_Task details_. Transcribe everything in the data word for word. Pictures are left out.

_Given information_.
╔══

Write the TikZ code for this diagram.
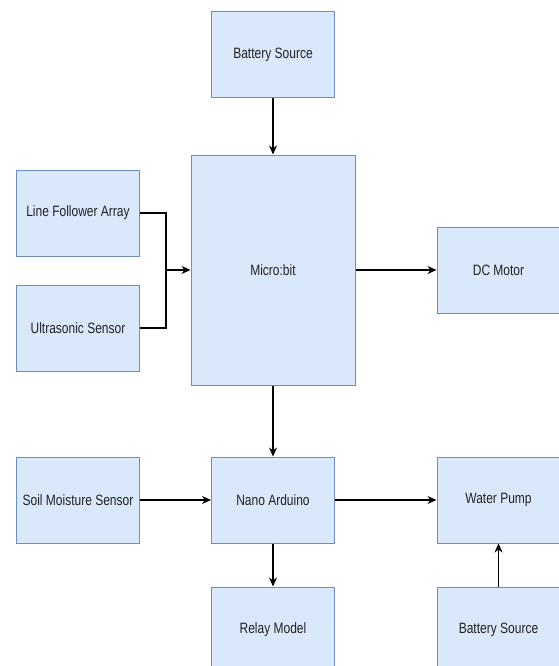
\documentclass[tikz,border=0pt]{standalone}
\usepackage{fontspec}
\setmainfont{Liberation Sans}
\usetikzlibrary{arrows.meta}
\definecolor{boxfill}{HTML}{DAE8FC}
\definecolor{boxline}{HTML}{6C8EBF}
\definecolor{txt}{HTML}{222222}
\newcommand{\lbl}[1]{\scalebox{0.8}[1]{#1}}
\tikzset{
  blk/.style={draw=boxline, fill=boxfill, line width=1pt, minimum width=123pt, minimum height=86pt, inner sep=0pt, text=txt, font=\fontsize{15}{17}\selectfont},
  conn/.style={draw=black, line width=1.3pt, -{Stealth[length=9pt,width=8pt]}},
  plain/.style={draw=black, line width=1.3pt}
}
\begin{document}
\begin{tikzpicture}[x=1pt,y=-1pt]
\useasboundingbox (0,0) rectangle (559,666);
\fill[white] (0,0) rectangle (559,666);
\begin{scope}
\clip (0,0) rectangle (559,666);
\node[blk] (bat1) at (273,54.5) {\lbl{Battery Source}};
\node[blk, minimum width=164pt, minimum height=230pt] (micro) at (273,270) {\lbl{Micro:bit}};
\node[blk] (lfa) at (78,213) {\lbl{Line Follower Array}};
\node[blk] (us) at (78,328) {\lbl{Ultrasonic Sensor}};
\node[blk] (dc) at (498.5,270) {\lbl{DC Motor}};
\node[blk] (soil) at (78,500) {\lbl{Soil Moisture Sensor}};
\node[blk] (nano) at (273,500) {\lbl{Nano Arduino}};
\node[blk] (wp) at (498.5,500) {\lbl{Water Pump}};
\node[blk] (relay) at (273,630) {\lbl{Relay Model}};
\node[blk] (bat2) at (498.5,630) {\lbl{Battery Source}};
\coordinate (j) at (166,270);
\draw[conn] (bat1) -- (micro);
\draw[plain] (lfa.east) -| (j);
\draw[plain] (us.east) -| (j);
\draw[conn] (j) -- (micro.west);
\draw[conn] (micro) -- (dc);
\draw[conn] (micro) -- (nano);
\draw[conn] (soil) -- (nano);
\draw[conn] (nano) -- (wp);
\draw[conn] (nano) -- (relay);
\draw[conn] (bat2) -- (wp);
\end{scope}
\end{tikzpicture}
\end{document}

╚══

_Full solution_.
Write the TikZ code for this diagram.
\documentclass[tikz,border=0pt]{standalone}
\usepackage{fontspec}
\setmainfont{Liberation Sans}
\usetikzlibrary{arrows.meta}
\definecolor{boxfill}{HTML}{DAE8FC}
\definecolor{boxline}{HTML}{6C8EBF}
\definecolor{txt}{HTML}{222222}
\newcommand{\lbl}[1]{\scalebox{0.8}[1]{#1}}
\tikzset{
  blk/.style={draw=boxline, fill=boxfill, line width=1pt, minimum width=123pt, minimum height=86pt, inner sep=0pt, text=txt, font=\fontsize{15}{17}\selectfont},
  conn/.style={draw=black, line width=1.3pt, -{Stealth[length=9pt,width=8pt]}},
  plain/.style={draw=black, line width=1.3pt}
}
\begin{document}
\begin{tikzpicture}[x=1pt,y=-1pt]
\useasboundingbox (0,0) rectangle (559,666);
\fill[white] (0,0) rectangle (559,666);
\begin{scope}
\clip (0,0) rectangle (559,666);
\node[blk] (bat1) at (273,54.5) {\lbl{Battery Source}};
\node[blk, minimum width=164pt, minimum height=230pt] (micro) at (273,270) {\lbl{Micro:bit}};
\node[blk] (lfa) at (78,213) {\lbl{Line Follower Array}};
\node[blk] (us) at (78,328) {\lbl{Ultrasonic Sensor}};
\node[blk] (dc) at (498.5,270) {\lbl{DC Motor}};
\node[blk] (soil) at (78,500) {\lbl{Soil Moisture Sensor}};
\node[blk] (nano) at (273,500) {\lbl{Nano Arduino}};
\node[blk] (wp) at (498.5,500) {\lbl{Water Pump}};
\node[blk] (relay) at (273,630) {\lbl{Relay Model}};
\node[blk] (bat2) at (498.5,630) {\lbl{Battery Source}};
\coordinate (j) at (166,270);
\draw[conn] (bat1) -- (micro);
\draw[plain] (lfa.east) -| (j);
\draw[plain] (us.east) -| (j);
\draw[conn] (j) -- (micro.west);
\draw[conn] (micro) -- (dc);
\draw[conn] (micro) -- (nano);
\draw[conn] (soil) -- (nano);
\draw[conn] (nano) -- (wp);
\draw[conn] (nano) -- (relay);
\draw[conn] (bat2) -- (wp);
\end{scope}
\end{tikzpicture}
\end{document}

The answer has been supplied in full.